## Given data
= = = = =

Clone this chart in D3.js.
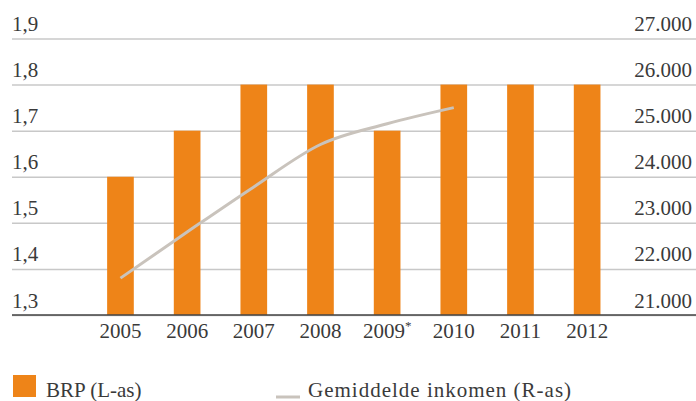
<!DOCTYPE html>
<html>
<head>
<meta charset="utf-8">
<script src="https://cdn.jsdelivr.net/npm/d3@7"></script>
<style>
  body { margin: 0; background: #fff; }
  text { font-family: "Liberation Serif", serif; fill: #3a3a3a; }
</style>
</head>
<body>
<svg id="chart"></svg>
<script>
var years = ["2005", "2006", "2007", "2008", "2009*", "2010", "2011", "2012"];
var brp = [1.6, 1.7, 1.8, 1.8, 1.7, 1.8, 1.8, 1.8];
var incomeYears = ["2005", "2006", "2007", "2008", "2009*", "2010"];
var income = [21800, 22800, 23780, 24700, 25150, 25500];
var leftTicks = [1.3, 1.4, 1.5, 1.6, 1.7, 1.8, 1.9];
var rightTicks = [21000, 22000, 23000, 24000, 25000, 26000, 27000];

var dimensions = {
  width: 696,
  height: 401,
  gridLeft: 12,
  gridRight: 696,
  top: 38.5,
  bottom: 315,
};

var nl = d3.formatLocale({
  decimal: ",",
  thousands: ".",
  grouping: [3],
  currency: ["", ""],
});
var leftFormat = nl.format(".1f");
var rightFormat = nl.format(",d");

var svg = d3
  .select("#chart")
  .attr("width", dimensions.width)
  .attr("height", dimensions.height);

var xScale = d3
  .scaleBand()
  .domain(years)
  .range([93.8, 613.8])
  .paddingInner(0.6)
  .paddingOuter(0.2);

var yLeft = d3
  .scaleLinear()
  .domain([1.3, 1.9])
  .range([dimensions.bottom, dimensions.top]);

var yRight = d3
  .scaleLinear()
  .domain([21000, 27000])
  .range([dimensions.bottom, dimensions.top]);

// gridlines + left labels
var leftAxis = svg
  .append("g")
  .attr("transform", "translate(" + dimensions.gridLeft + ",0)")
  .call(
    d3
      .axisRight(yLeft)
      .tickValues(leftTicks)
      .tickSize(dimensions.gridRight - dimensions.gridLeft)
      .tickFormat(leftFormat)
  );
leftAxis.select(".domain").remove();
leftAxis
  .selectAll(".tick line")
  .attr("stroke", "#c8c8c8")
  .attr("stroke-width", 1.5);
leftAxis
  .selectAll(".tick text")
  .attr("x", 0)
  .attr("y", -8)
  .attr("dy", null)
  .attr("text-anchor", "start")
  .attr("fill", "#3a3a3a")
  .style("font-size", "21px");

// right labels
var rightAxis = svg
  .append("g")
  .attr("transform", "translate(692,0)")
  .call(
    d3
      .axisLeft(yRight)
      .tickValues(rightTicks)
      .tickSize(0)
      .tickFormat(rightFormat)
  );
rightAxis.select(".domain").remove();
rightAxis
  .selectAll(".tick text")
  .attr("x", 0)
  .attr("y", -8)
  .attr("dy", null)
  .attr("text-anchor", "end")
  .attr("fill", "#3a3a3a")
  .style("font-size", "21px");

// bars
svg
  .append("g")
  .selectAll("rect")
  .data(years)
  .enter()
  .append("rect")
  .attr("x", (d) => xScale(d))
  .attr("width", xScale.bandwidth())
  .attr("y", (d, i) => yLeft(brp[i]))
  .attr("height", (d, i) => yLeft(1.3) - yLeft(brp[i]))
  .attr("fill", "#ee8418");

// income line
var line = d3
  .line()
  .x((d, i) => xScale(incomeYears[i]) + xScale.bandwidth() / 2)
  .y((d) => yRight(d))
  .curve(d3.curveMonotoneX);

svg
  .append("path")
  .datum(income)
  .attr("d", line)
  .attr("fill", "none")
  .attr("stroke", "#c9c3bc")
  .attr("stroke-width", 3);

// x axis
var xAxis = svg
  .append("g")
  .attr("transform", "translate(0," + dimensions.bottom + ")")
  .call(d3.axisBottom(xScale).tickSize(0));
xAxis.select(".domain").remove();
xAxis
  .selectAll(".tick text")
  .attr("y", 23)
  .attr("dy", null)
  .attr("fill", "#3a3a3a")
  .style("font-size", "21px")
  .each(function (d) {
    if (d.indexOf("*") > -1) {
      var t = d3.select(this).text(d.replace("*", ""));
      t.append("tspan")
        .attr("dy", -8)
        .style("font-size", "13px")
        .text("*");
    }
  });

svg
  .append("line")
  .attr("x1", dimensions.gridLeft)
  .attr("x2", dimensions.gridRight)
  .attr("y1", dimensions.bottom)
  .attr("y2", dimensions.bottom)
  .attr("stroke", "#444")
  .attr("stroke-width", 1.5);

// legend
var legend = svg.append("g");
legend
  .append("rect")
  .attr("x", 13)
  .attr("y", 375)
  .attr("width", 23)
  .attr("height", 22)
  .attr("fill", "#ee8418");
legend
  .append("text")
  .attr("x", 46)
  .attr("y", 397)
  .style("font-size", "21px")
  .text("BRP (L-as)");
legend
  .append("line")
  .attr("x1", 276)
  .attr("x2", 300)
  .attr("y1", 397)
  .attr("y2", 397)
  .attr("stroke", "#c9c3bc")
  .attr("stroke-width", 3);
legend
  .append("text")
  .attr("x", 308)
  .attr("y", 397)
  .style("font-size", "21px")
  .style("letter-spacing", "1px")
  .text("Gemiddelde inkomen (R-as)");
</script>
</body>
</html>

= = = = =

## To do
Gather and copy every line of the data in which the string "this" is found.

## Full output
Clone this chart in D3.js.
      var t = d3.select(this).text(d.replace("*", ""));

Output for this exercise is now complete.